XXXX report interesting when you look at the number of tonnes of copper sold each year, then go to a different page and divide the revenue for copper by the price per tonne and suddenly they are selling a different number of tonnes to what they are producing.
For example in year 2020-21, they have copper revenue as $204.9 and copper price as $7563/t, on my calculator that means they are selling 27,092 tonnes of copper, yet we go to figure 9 and they are selling 15,548 tonnes of copper in concentrate and 4,981 tonnes of copper in ingots so total copper sold is 20,589 tonnes of copper.
Now I don't know about anyone else, but how can they sell 27,092t when working out cashflow but are only selling 20,589 in a different section, both for the same year!!
Can I suggest that the production of the 27,092tonnes of copper for the cashflow number is a little 'out' as with only 215,ooo tonnes-232,000 tonnes in the reserve numbers/resource numbers for all the copper mined in the first 10 years, they are unlikely to get a 135% recovery for copper.

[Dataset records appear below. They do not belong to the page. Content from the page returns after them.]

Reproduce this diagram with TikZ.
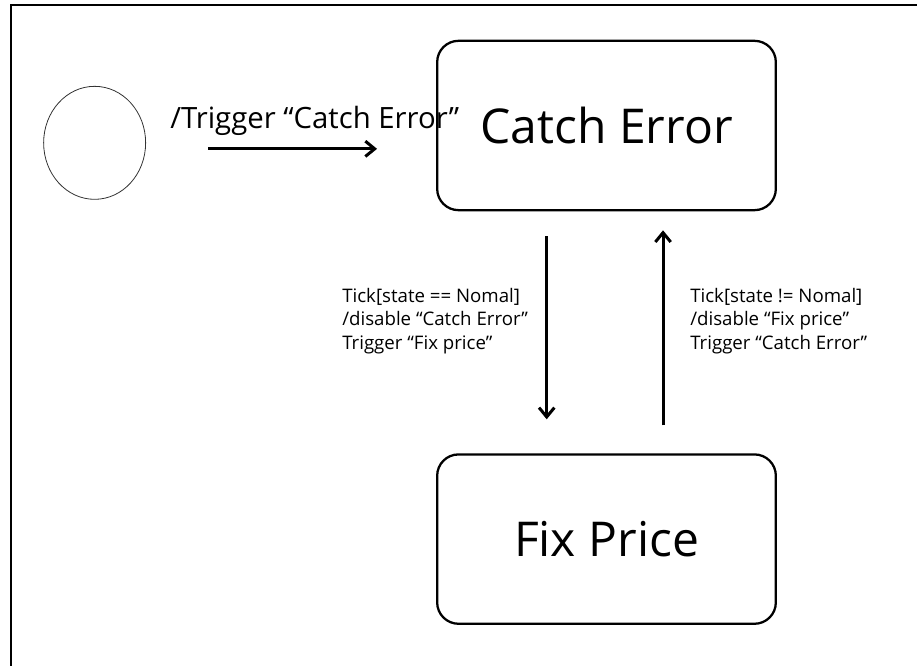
\documentclass[tikz,border=0pt]{standalone}
\usepackage{fontspec}
\setmainfont{Open Sans}
\usetikzlibrary{positioning,arrows.meta,shapes.geometric}

\begin{document}
\begin{tikzpicture}[
    x=0.75pt, y=-0.75pt,  % one unit is one pixel of the sheet, y runs down
    state/.style = {draw, line width=1.7pt, rounded corners=16pt,
                    minimum width=254pt, minimum height=127pt,
                    font=\fontsize{36}{43}\selectfont},
    start/.style = {draw=black!80, line width=0.6pt, ellipse,
                    minimum width=76.5pt, minimum height=84.75pt},
    flow/.style = {line width=2.25pt, -{Straight Barb[length=7pt,width=11.5pt]}},
    guard/.style = {align=left, inner sep=0pt, anchor=west,
                    font=\fontsize{14}{17.5}\selectfont}
  ]
    \useasboundingbox (0,0) rectangle (917,666);
    \draw[line width=1.5pt] (11,666) -- (11,5) -- (917,5);   % sheet edge

    \node[state] (catch) at (606.5,125.5) {Catch Error};
    \node[state] (fix) [below=181.5pt of catch] {Fix Price};
    \node[start] (init) [left=217.5pt of catch, yshift=-13pt] {};   % init sits a bit lower

    \draw[flow] ([xshift=46.5pt,yshift=-4.5pt]init.east) coordinate (t)
      -- ([xshift=-44.25pt]catch.west |- t);
    \node (trig) [anchor=base west, inner sep=0pt, font=\fontsize{22}{26}\selectfont]
      at (170,129) {/Trigger “Catch Error”};

    % down and back up
    \draw[flow] ([xshift=-44.85pt,yshift=-18.75pt]catch.south) -- ([xshift=-44.85pt,yshift=25.5pt]fix.north);
    \draw[flow] ([xshift=42.4pt,yshift=21pt]fix.north) -- ([xshift=42.4pt,yshift=-14.25pt]catch.south);
    \node[guard] (gdown) at (342,321) {Tick[state == Nomal]\\/disable “Catch Error”\\Trigger “Fix price”};
    \node[guard] (gup) at (690,321) {Tick[state != Nomal]\\/disable “Fix price”\\Trigger “Catch Error”};
\end{tikzpicture}
\end{document}
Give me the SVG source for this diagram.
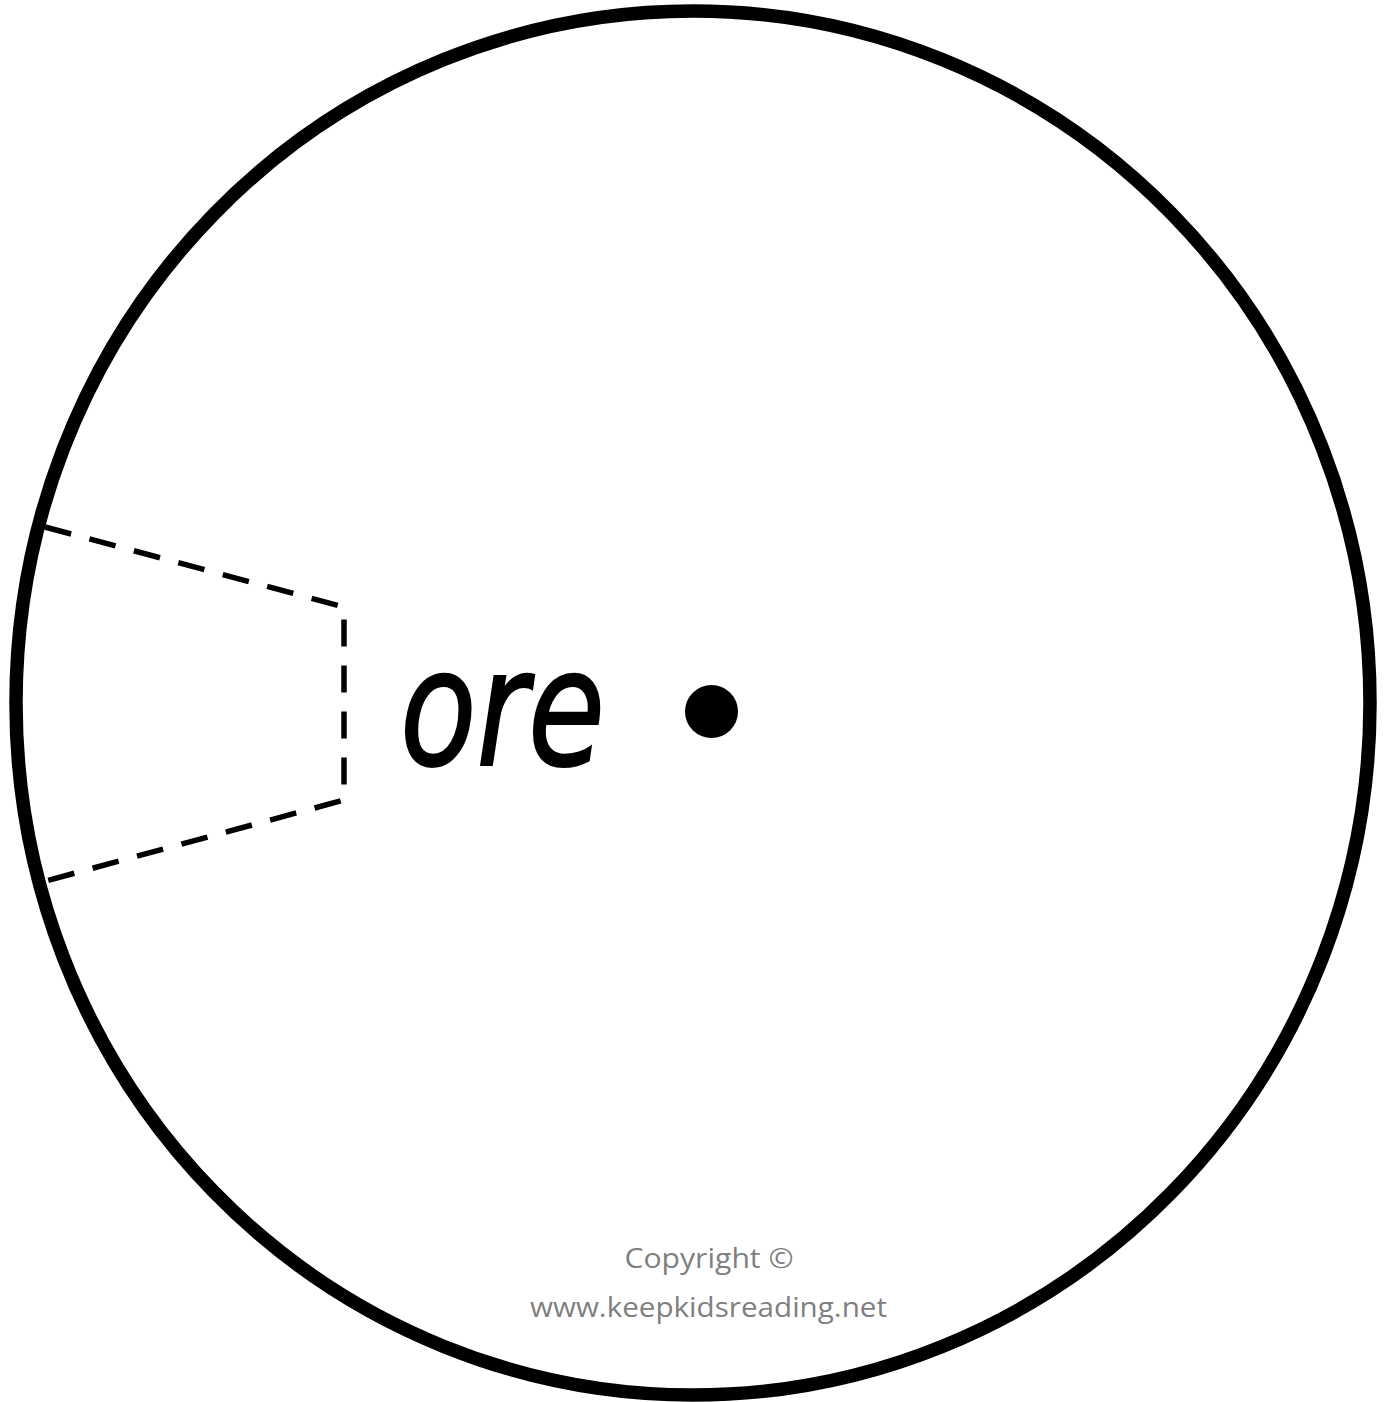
<svg xmlns="http://www.w3.org/2000/svg" width="1389" height="1402" viewBox="0 0 1389 1402">
<style>
.outline{fill:none;stroke:#000;stroke-width:13.5}
.cut{fill:none;stroke:#000;stroke-width:5.5;stroke-dasharray:27 19}
.word{font-family:"DejaVu Sans",sans-serif;font-style:italic;font-size:162px;fill:#000;stroke:#000;stroke-width:2}
.copy{font-family:"Open Sans","Liberation Sans",sans-serif;font-size:28px;fill:#7f7f7f;text-anchor:middle}
</style>
<rect width="1389" height="1402" fill="#fff"/>
<g id="wheel">
<ellipse class="outline" cx="693" cy="703" rx="677" ry="692"/>
</g>
<g id="connectors">
<polyline class="cut" points="45,527 344,607 344,800 42,882"/>
</g>
<g id="label">
<text class="word" x="400" y="765" textLength="205" lengthAdjust="spacingAndGlyphs">ore</text>
</g>
<g id="pin">
<circle cx="711.5" cy="711.5" r="26.5" fill="#000"/>
</g>
<g id="copyright">
<text class="copy" x="709" y="1268" textLength="169" lengthAdjust="spacingAndGlyphs">Copyright ©</text>
<text class="copy" x="708.5" y="1317" textLength="357" lengthAdjust="spacingAndGlyphs">www.keepkidsreading.net</text>
</g>
</svg>
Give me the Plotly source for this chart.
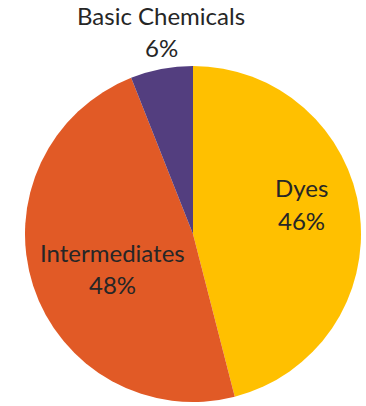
import plotly.graph_objects as go

categories = ["Dyes", "Intermediates", "Basic Chemicals"]
values = [46, 48, 6]
colors = ["#FFC000", "#E15A26", "#533E7F"]

W, H = 366, 406
# label anchor points (pixels) for each category: (x, y of first line, y of second line)
label_pos = {
    "Dyes": (301, 187, 220),
    "Intermediates": (112, 252, 284),
    "Basic Chemicals": (161, 16, 48),
}
FONT = "Lato"
FS = 24
TXT = "#262626"

total = sum(values)
fig = go.Figure(go.Pie(
    labels=categories,
    values=values,
    sort=False,
    direction="clockwise",
    rotation=0,
    marker=dict(colors=colors, line=dict(width=0)),
    textinfo="none",
    hoverinfo="label+percent",
    domain=dict(x=[25 / W, 361 / W], y=[4 / H, 340 / H]),
    showlegend=False,
))

annotations = []
for cat, v in zip(categories, values):
    px, py1, py2 = label_pos[cat]
    pct = f"{round(100 * v / total)}%"
    for txt, py in ((cat, py1), (pct, py2)):
        annotations.append(dict(
            x=px / W, y=1 - py / H, xref="paper", yref="paper",
            text=txt, showarrow=False, xanchor="center", yanchor="middle",
            font=dict(family=FONT, size=FS, color=TXT),
        ))

fig.update_layout(
    width=W, height=H,
    margin=dict(l=0, r=0, t=0, b=0),
    paper_bgcolor="white",
    plot_bgcolor="white",
    annotations=annotations,
)
fig.write_html("out.html")
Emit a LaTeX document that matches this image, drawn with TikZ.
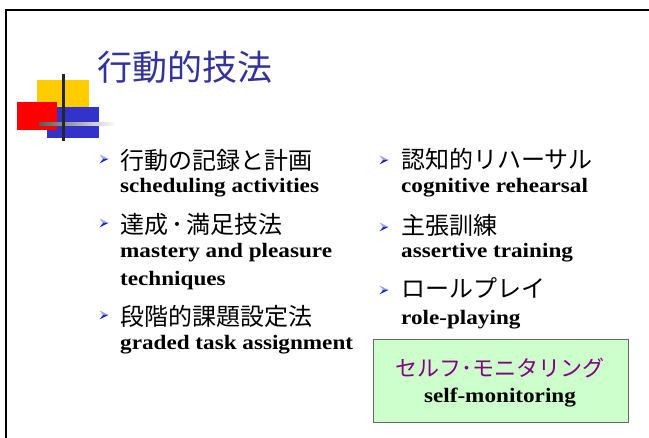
\documentclass[tikz,border=0pt]{standalone}
\usepackage{fontspec}
\setmainfont{Liberation Serif}[FakeStretch=1.13]
\newfontfamily\jpfont{Noto Sans CJK JP}
\definecolor{titleblue}{RGB}{51,51,153}
\definecolor{logoyellow}{RGB}{255,204,0}
\definecolor{logoblue}{RGB}{51,51,204}
\definecolor{smgreen}{RGB}{204,255,204}
\definecolor{smpurple}{RGB}{128,0,128}
\definecolor{bullight}{RGB}{160,165,235}
\definecolor{buldark}{RGB}{30,40,200}
\tikzset{
  jp/.style={anchor=west, inner sep=0pt, font=\jpfont\fontsize{24}{28}\selectfont},
  en/.style={anchor=base west, inner sep=0pt, font=\bfseries\fontsize{20.5}{24}\selectfont},
  bul/.pic={
    \fill[bullight] (-4.5,-4.5) -- (4.5,0) -- (-1,0) -- cycle;
    \fill[buldark] (-1,0) -- (4.5,0) -- (-4.5,4.5) -- cycle;
  }
}

\begin{document}
\begin{tikzpicture}[x=1pt, y=-1pt]
            \useasboundingbox (0,0) rectangle (649,438);
            % frame
            \draw[line width=2pt] (649,10) -- (6,10) -- (6,438);
            
            % logo
            \fill[logoyellow] (37,80) rectangle (89,108);
            \fill[logoblue] (47,107) rectangle (99,138);
            \fill[red] (17,102) rectangle (57,130);
            \shade[left color=black!65, right color=white] (39,123) rectangle (116,126);
            \fill[black!85] (62,74) rectangle (65,141);
            
            % title
            \node[anchor=west, inner sep=0pt, text=titleblue, font=\jpfont\fontsize{35}{40}\selectfont] (title) at (97,67) {行動的技法};
            
            % left column
            \pic at (104,159) {bul};
            \node[jp] (rec) at (120,160) {行動の記録と計画};
            \node[en] (recen) at (120,193) {scheduling activities};
            \pic at (104,223) {bul};
            \node[jp] (mast) at (120,224) {達成\hspace{3pt}･\hspace{3pt}満足技法};
            \node[en] (masten) at (120,258) {mastery and pleasure};
            \node[en] (masten2) at (120,286) {techniques};
            \pic at (104,315) {bul};
            \node[jp] (grad) at (120,316) {段階的課題設定法};
            \node[en] (graden) at (120,350) {graded task assignment};
            
            % right column
            \pic at (384,160) {bul};
            \node[jp] (cog) at (401,159) {認知的リハーサル};
            \node[en] (cogen) at (401,193) {cognitive rehearsal};
            \pic at (384,227) {bul};
            \node[jp] (asrt) at (401,225) {主張訓練};
            \node[en] (asrten) at (401,258) {assertive training};
            \pic at (384,290) {bul};
            \node[jp] (role) at (401,288) {ロールプレイ};
            \node[en] (roleen) at (401,325) {role-playing};
            
            % self-monitoring box
            \node[draw=black!60, fill=smgreen, line width=1pt, minimum width=255pt, minimum height=83pt, inner sep=0pt] (smbox) at (500.5,381.5) {};
            \node[inner sep=0pt, text=smpurple, font=\jpfont\fontsize{22}{26}\selectfont] (smjp) at (500,368) {セルフ･モニタリング};
            \node[en, anchor=base] (smen) at (500,403) {self-monitoring};
\end{tikzpicture}
\end{document}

Even there own numbers suggest more like 95% recovery and there are quite a few of us that doubt that level.
In fact I don't think I have ever heard of a mine that got 135% recovery from mining. Usually they lose some in the processing and mining, they don't gain it.
Maybe XXXX was using an ex chairs numbers, not the resource or reserve numbers?
Anyone know where the extra copper could have come from??